◆ **PROBLEM DETAILS**:
In the listing below, locate the line with "Rebuild this chart" and the line with "Write a Python", then output both and everything between them exactly, minus any pictures.
# START OF SUPPLIED RECORDS
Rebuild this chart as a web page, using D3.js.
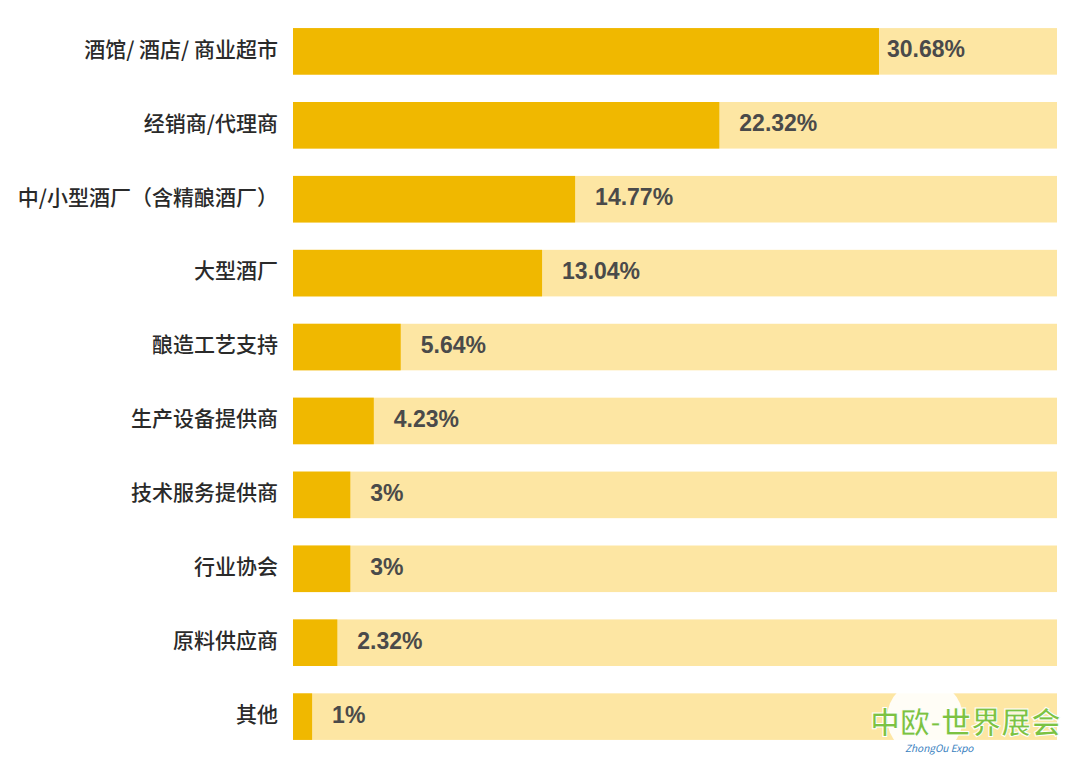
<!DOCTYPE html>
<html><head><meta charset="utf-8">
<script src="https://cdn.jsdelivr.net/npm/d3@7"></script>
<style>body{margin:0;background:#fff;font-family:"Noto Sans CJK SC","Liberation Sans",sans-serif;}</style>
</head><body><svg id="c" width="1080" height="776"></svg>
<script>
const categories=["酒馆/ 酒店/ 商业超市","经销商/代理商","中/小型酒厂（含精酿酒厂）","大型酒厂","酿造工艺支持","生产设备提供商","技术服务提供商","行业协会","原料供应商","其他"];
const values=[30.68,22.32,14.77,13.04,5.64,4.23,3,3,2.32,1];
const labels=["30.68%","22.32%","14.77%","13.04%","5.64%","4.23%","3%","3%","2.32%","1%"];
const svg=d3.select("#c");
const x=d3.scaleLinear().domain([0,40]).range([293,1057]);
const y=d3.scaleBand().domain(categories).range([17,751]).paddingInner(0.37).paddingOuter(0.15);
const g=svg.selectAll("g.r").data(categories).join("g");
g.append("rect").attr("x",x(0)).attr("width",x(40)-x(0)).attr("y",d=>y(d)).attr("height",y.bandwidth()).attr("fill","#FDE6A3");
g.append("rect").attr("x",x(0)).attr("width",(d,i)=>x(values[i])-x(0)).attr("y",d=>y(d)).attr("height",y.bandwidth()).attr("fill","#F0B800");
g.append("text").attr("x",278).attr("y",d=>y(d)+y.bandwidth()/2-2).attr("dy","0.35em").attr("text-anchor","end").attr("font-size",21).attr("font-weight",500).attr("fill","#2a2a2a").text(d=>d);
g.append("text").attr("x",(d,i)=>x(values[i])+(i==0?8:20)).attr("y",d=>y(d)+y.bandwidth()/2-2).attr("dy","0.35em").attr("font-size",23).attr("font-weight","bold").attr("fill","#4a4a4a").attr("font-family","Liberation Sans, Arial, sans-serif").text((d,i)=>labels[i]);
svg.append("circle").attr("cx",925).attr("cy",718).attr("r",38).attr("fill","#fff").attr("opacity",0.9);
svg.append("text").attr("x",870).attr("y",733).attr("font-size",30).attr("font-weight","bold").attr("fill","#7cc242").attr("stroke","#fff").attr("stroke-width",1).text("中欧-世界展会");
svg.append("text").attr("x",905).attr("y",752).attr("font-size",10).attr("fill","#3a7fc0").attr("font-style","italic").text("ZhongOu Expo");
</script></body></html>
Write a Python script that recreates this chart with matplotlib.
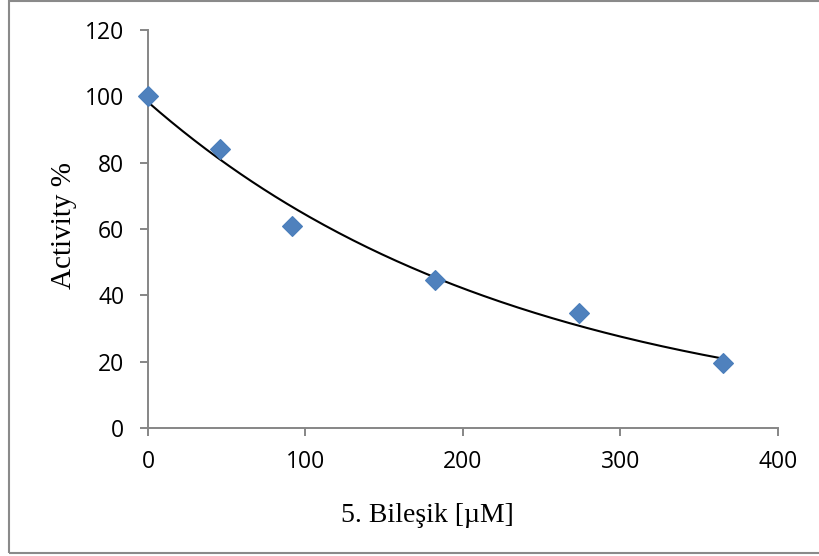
# END OF SUPPLIED RECORDS
# START OF SUPPLIED RECORDS
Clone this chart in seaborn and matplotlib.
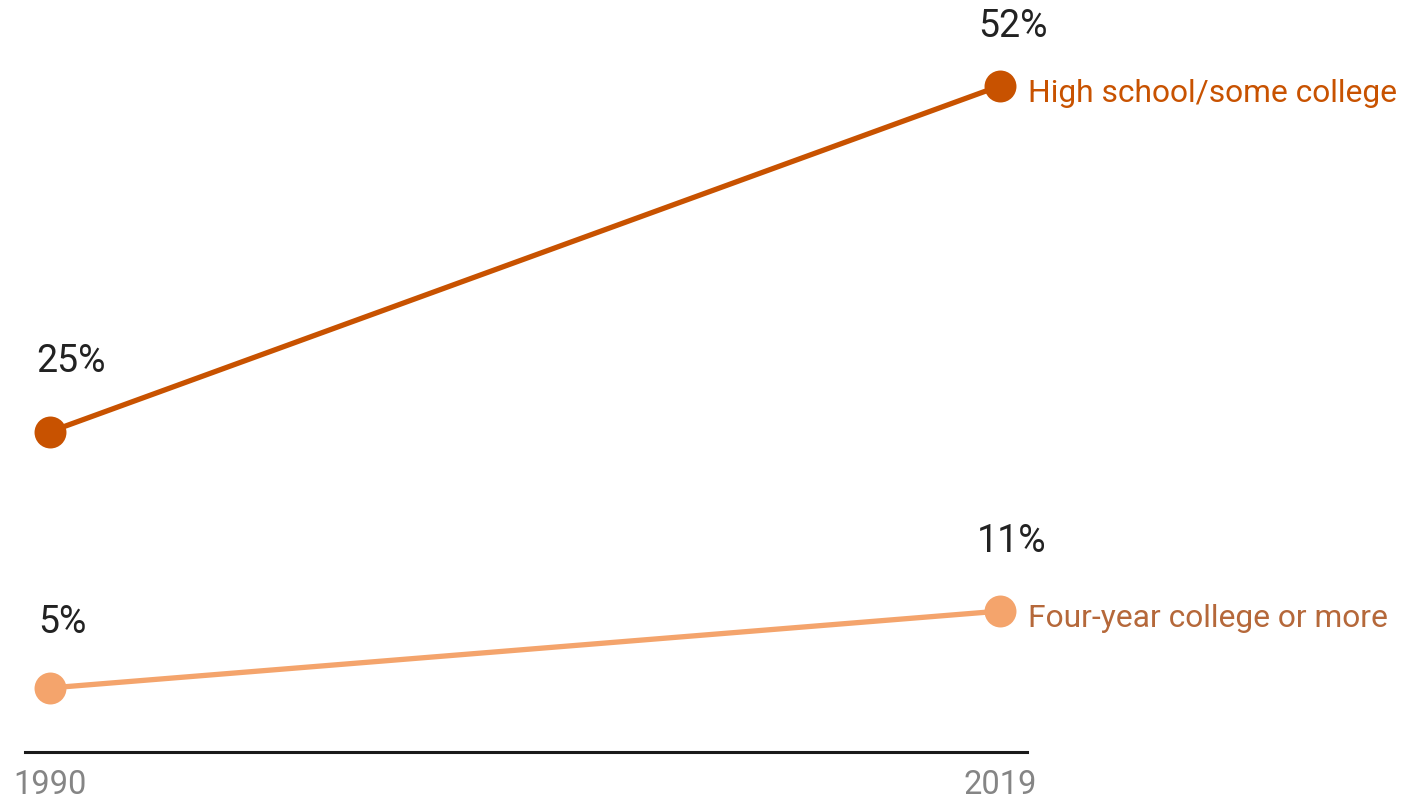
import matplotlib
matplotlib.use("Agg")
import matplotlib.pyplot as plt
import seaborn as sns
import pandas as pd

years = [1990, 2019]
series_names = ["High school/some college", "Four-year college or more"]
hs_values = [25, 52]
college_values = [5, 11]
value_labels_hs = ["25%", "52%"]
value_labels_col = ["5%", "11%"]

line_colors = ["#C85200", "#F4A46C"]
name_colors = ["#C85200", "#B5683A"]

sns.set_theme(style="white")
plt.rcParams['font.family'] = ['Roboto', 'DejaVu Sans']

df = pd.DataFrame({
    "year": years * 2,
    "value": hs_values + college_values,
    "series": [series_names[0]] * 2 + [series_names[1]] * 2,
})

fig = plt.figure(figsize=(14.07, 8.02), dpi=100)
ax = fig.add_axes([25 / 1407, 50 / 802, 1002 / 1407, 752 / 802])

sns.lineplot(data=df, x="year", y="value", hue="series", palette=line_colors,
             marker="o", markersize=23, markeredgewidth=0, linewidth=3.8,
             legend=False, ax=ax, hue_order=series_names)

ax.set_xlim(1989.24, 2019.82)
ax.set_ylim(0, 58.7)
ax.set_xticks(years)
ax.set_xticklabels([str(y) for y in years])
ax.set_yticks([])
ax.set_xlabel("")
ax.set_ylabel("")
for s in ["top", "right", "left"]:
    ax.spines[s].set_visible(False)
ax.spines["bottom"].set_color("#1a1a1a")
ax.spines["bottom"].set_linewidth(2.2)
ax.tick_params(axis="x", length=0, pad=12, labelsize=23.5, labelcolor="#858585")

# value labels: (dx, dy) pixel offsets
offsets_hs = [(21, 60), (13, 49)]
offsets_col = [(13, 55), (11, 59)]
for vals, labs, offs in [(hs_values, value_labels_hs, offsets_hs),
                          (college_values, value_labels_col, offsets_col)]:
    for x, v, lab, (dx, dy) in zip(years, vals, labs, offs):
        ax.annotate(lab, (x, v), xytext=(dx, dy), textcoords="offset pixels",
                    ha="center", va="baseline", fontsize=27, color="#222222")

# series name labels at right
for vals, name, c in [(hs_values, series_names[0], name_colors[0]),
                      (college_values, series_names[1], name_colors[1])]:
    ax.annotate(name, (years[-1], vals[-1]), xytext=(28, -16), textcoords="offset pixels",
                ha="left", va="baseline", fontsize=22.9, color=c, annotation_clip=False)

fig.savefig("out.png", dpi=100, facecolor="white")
# END OF SUPPLIED RECORDS
◆ **RESULT OF THIS TASK**:
Rebuild this chart as a web page, using D3.js.
<!DOCTYPE html>
<html><head><meta charset="utf-8">
<script src="https://cdn.jsdelivr.net/npm/d3@7"></script>
<style>body{margin:0;background:#fff;font-family:"Noto Sans CJK SC","Liberation Sans",sans-serif;}</style>
</head><body><svg id="c" width="1080" height="776"></svg>
<script>
const categories=["酒馆/ 酒店/ 商业超市","经销商/代理商","中/小型酒厂（含精酿酒厂）","大型酒厂","酿造工艺支持","生产设备提供商","技术服务提供商","行业协会","原料供应商","其他"];
const values=[30.68,22.32,14.77,13.04,5.64,4.23,3,3,2.32,1];
const labels=["30.68%","22.32%","14.77%","13.04%","5.64%","4.23%","3%","3%","2.32%","1%"];
const svg=d3.select("#c");
const x=d3.scaleLinear().domain([0,40]).range([293,1057]);
const y=d3.scaleBand().domain(categories).range([17,751]).paddingInner(0.37).paddingOuter(0.15);
const g=svg.selectAll("g.r").data(categories).join("g");
g.append("rect").attr("x",x(0)).attr("width",x(40)-x(0)).attr("y",d=>y(d)).attr("height",y.bandwidth()).attr("fill","#FDE6A3");
g.append("rect").attr("x",x(0)).attr("width",(d,i)=>x(values[i])-x(0)).attr("y",d=>y(d)).attr("height",y.bandwidth()).attr("fill","#F0B800");
g.append("text").attr("x",278).attr("y",d=>y(d)+y.bandwidth()/2-2).attr("dy","0.35em").attr("text-anchor","end").attr("font-size",21).attr("font-weight",500).attr("fill","#2a2a2a").text(d=>d);
g.append("text").attr("x",(d,i)=>x(values[i])+(i==0?8:20)).attr("y",d=>y(d)+y.bandwidth()/2-2).attr("dy","0.35em").attr("font-size",23).attr("font-weight","bold").attr("fill","#4a4a4a").attr("font-family","Liberation Sans, Arial, sans-serif").text((d,i)=>labels[i]);
svg.append("circle").attr("cx",925).attr("cy",718).attr("r",38).attr("fill","#fff").attr("opacity",0.9);
svg.append("text").attr("x",870).attr("y",733).attr("font-size",30).attr("font-weight","bold").attr("fill","#7cc242").attr("stroke","#fff").attr("stroke-width",1).text("中欧-世界展会");
svg.append("text").attr("x",905).attr("y",752).attr("font-size",10).attr("fill","#3a7fc0").attr("font-style","italic").text("ZhongOu Expo");
</script></body></html>
Write a Python script that recreates this chart with matplotlib.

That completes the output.